Angelo concentrated on the endemics as he knew that's what birders want to see. Endemics, they're a bit like common birds you see elsewhere, but don't migrate, so eventually you can call them 'Cuban'. However, Angelo also called a long list of the sort of names you dreamed of hearing coming out of a crackly CB on Scilly; Black and White Warbler, Gray Catbird, Ovenbird, Yellowthroat, Magnolia Warbler, Northern Waterthrush, Black-throated Green and American Redstart.

Eventually Angelo ran out of birds to show us so we paid him off and got on with some slow birding. Zapata Wren, lobster lunch, mojito, Cuban Crab Hawk, mojito, that sort of thing.

Five Cubans (Trogon, Screech Owl, Nightjar, Pygmy-owl and Emerald) and an Ovenbird.





Monday, 21 March 2011

Havana, Cuba. 8th March 2011





Well, another one crossed off the 'bucket list'; cruising around Havana in an open top '56 Buick with a big cigar.
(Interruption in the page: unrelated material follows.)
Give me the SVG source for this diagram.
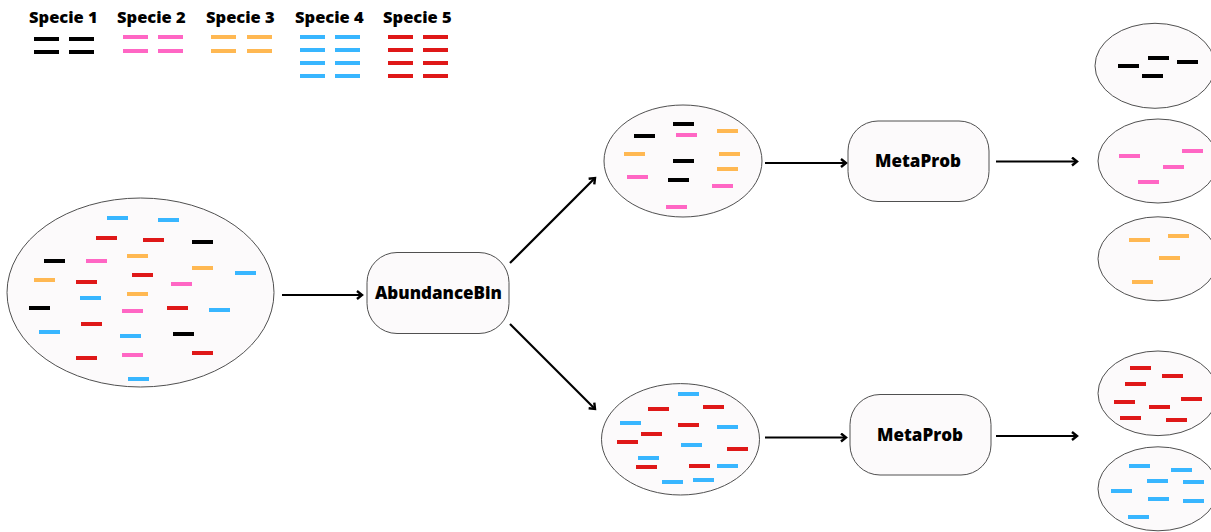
<svg xmlns="http://www.w3.org/2000/svg" xmlns:xlink="http://www.w3.org/1999/xlink" width="1211" height="532" viewBox="0 0 1211 532">
<style>
.t{font-family:"Open Sans","Liberation Sans",sans-serif;font-weight:800;fill:#000}
.lg{font-size:16.5px}
.bx{font-size:17px;text-anchor:middle}
.ell{fill:#fcfafb;stroke:#505050;stroke-width:1}
.box{fill:#fcfafb;stroke:#505050;stroke-width:1}
.k{fill:#000}.p{fill:#ff66c4}.o{fill:#ffb852}.b{fill:#38b6ff}.r{fill:#df1818}
.c{stroke:#000;stroke-width:2.2;fill:none}
</style>
<defs>
<marker id="ah" viewBox="0 0 10 10" refX="7" refY="5" markerWidth="10" markerHeight="10" markerUnits="userSpaceOnUse" orient="auto">
<path d="M2,1 L7,5 L2,9" fill="none" stroke="#000" stroke-width="2.4"/>
</marker>
<rect id="d" width="21" height="4"/>
<rect id="L" width="25" height="4"/>
</defs>
<rect width="1211" height="532" fill="#fff"/>

<g id="legend">
<text class="t lg" x="29" y="23">Specie 1</text>
<text class="t lg" x="117" y="23">Specie 2</text>
<text class="t lg" x="206" y="23">Specie 3</text>
<text class="t lg" x="295" y="23">Specie 4</text>
<text class="t lg" x="383" y="23">Specie 5</text>
<g class="k"><use href="#L" x="34" y="37"/><use href="#L" x="69" y="37"/><use href="#L" x="34" y="50"/><use href="#L" x="69" y="50"/></g>
<g class="p"><use href="#L" x="123" y="35"/><use href="#L" x="158" y="35"/><use href="#L" x="123" y="49"/><use href="#L" x="158" y="49"/></g>
<g class="o"><use href="#L" x="211" y="35"/><use href="#L" x="247" y="35"/><use href="#L" x="211" y="49"/><use href="#L" x="247" y="49"/></g>
<g class="b"><use href="#L" x="300" y="35"/><use href="#L" x="335" y="35"/><use href="#L" x="300" y="48"/><use href="#L" x="335" y="48"/><use href="#L" x="300" y="61"/><use href="#L" x="335" y="61"/><use href="#L" x="300" y="74"/><use href="#L" x="335" y="74"/></g>
<g class="r"><use href="#L" x="388" y="35"/><use href="#L" x="423" y="35"/><use href="#L" x="388" y="48"/><use href="#L" x="423" y="48"/><use href="#L" x="388" y="61"/><use href="#L" x="423" y="61"/><use href="#L" x="388" y="74"/><use href="#L" x="423" y="74"/></g>
</g>

<g id="connectors">
<line class="c" x1="282" y1="295" x2="362" y2="295" marker-end="url(#ah)"/>
<line class="c" x1="510" y1="263" x2="595" y2="178" marker-end="url(#ah)"/>
<line class="c" x1="510" y1="324" x2="595" y2="409" marker-end="url(#ah)"/>
<line class="c" x1="765" y1="163" x2="846" y2="163" marker-end="url(#ah)"/>
<line class="c" x1="765" y1="437.5" x2="846" y2="437.5" marker-end="url(#ah)"/>
<line class="c" x1="996" y1="161.5" x2="1077" y2="161.5" marker-end="url(#ah)"/>
<line class="c" x1="996" y1="436" x2="1077" y2="436" marker-end="url(#ah)"/>
</g>

<g id="sample">
<ellipse class="ell" cx="140.5" cy="292.5" rx="133.5" ry="94.5"/>
<g class="b"><use href="#d" x="107" y="216"/><use href="#d" x="158" y="218"/><use href="#d" x="235" y="271"/><use href="#d" x="80" y="296"/><use href="#d" x="209" y="308"/><use href="#d" x="39" y="330"/><use href="#d" x="120" y="334"/><use href="#d" x="128" y="377"/></g>
<g class="r"><use href="#d" x="96" y="236"/><use href="#d" x="143" y="238"/><use href="#d" x="76" y="280"/><use href="#d" x="132" y="273"/><use href="#d" x="167" y="306"/><use href="#d" x="81" y="322"/><use href="#d" x="76" y="356"/><use href="#d" x="192" y="351"/></g>
<g class="k"><use href="#d" x="192" y="240"/><use href="#d" x="44" y="259"/><use href="#d" x="29" y="306"/><use href="#d" x="173" y="332"/></g>
<g class="p"><use href="#d" x="86" y="259"/><use href="#d" x="171" y="282"/><use href="#d" x="122" y="309"/><use href="#d" x="122" y="353"/></g>
<g class="o"><use href="#d" x="127" y="254"/><use href="#d" x="192" y="266"/><use href="#d" x="34" y="278"/><use href="#d" x="127" y="292"/></g>
</g>

<g id="abundancebin">
<rect class="box" x="367" y="252.5" width="142" height="81" rx="30" ry="30"/>
<text class="t bx" x="438.5" y="298.5">AbundanceBin</text>
</g>

<g id="bin1">
<ellipse class="ell" cx="683" cy="161" rx="79" ry="56"/>
<g class="k"><use href="#d" x="673" y="122"/><use href="#d" x="634" y="134"/><use href="#d" x="673" y="159"/><use href="#d" x="668" y="178"/></g>
<g class="p"><use href="#d" x="676" y="133"/><use href="#d" x="627" y="175"/><use href="#d" x="712" y="184"/><use href="#d" x="666" y="205"/></g>
<g class="o"><use href="#d" x="717" y="129"/><use href="#d" x="624" y="152"/><use href="#d" x="719" y="152"/><use href="#d" x="717" y="167"/></g>
</g>

<g id="bin2">
<ellipse class="ell" cx="680.5" cy="439.3" rx="79" ry="55.7"/>
<g class="b"><use href="#d" x="678" y="392"/><use href="#d" x="620" y="421"/><use href="#d" x="717" y="425"/><use href="#d" x="681" y="443"/><use href="#d" x="638" y="456"/><use href="#d" x="717" y="464"/><use href="#d" x="662" y="480"/><use href="#d" x="693" y="478"/></g>
<g class="r"><use href="#d" x="648" y="407"/><use href="#d" x="703" y="405"/><use href="#d" x="678" y="423"/><use href="#d" x="641" y="432"/><use href="#d" x="617" y="440"/><use href="#d" x="727" y="447"/><use href="#d" x="636" y="465"/><use href="#d" x="689" y="464"/></g>
</g>

<g id="metaprob1">
<rect class="box" x="848" y="121" width="141" height="80.5" rx="30" ry="30"/>
<text class="t bx" x="918" y="167">MetaProb</text>
</g>

<g id="metaprob2">
<rect class="box" x="850" y="394.5" width="141" height="80.5" rx="30" ry="30"/>
<text class="t bx" x="920" y="440.5">MetaProb</text>
</g>

<g id="out1">
<ellipse class="ell" cx="1155" cy="65.8" rx="60" ry="42.5"/>
<g class="k"><use href="#d" x="1118" y="64"/><use href="#d" x="1148" y="56"/><use href="#d" x="1177" y="60"/><use href="#d" x="1142" y="74"/></g>
</g>
<g id="out2">
<ellipse class="ell" cx="1158" cy="161" rx="60" ry="42"/>
<g class="p"><use href="#d" x="1119" y="154"/><use href="#d" x="1182" y="149"/><use href="#d" x="1163" y="165"/><use href="#d" x="1138" y="180"/></g>
</g>
<g id="out3">
<ellipse class="ell" cx="1158" cy="258.8" rx="60" ry="42"/>
<g class="o"><use href="#d" x="1129" y="238"/><use href="#d" x="1168" y="234"/><use href="#d" x="1159" y="256"/><use href="#d" x="1132" y="280"/></g>
</g>
<g id="out4">
<ellipse class="ell" cx="1158" cy="393.3" rx="60" ry="42.3"/>
<g class="r"><use href="#d" x="1130" y="366"/><use href="#d" x="1162" y="374"/><use href="#d" x="1125" y="382"/><use href="#d" x="1114" y="400"/><use href="#d" x="1181" y="397"/><use href="#d" x="1149" y="405"/><use href="#d" x="1120" y="416"/><use href="#d" x="1166" y="418"/></g>
</g>
<g id="out5">
<ellipse class="ell" cx="1158" cy="488.8" rx="60" ry="42"/>
<g class="b"><use href="#d" x="1129" y="464"/><use href="#d" x="1171" y="468"/><use href="#d" x="1147" y="479"/><use href="#d" x="1183" y="480"/><use href="#d" x="1111" y="489"/><use href="#d" x="1148" y="497"/><use href="#d" x="1183" y="499"/><use href="#d" x="1128" y="515"/></g>
</g>
</svg>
Shame I don't smoke. This laid-back, run-down city has real character. 'La revolucion' seems a long way off as the aggressive US blockade has inflicted real hardship on the people. God bless America.

Sipping mojito's in the garden of the Hotel Nacional de Cuba gets the bird list off to a stuttering start; Mourning Dove, Palm Warbler, Peregrine, Cuban Blackbird and the ever-present Turkey Vulture. However, the coastal promenade, the Malacon, is more interesting. This is where young Cubans strut their stuff nightly, in front of the crumbling colonial buildings. By day, Laughing Gull, American Herring Gull, Royal Tern, Magnificent Frigate Birds and squadrons of Brown Pelicans zip past at close range.

An evening drinking daiquiri's at Hemingway's bar and then with the magnificent oldies of the Buena Vista Social Club growling out the tunes with double gusto. Fantastic. Up early, head south to Zapata.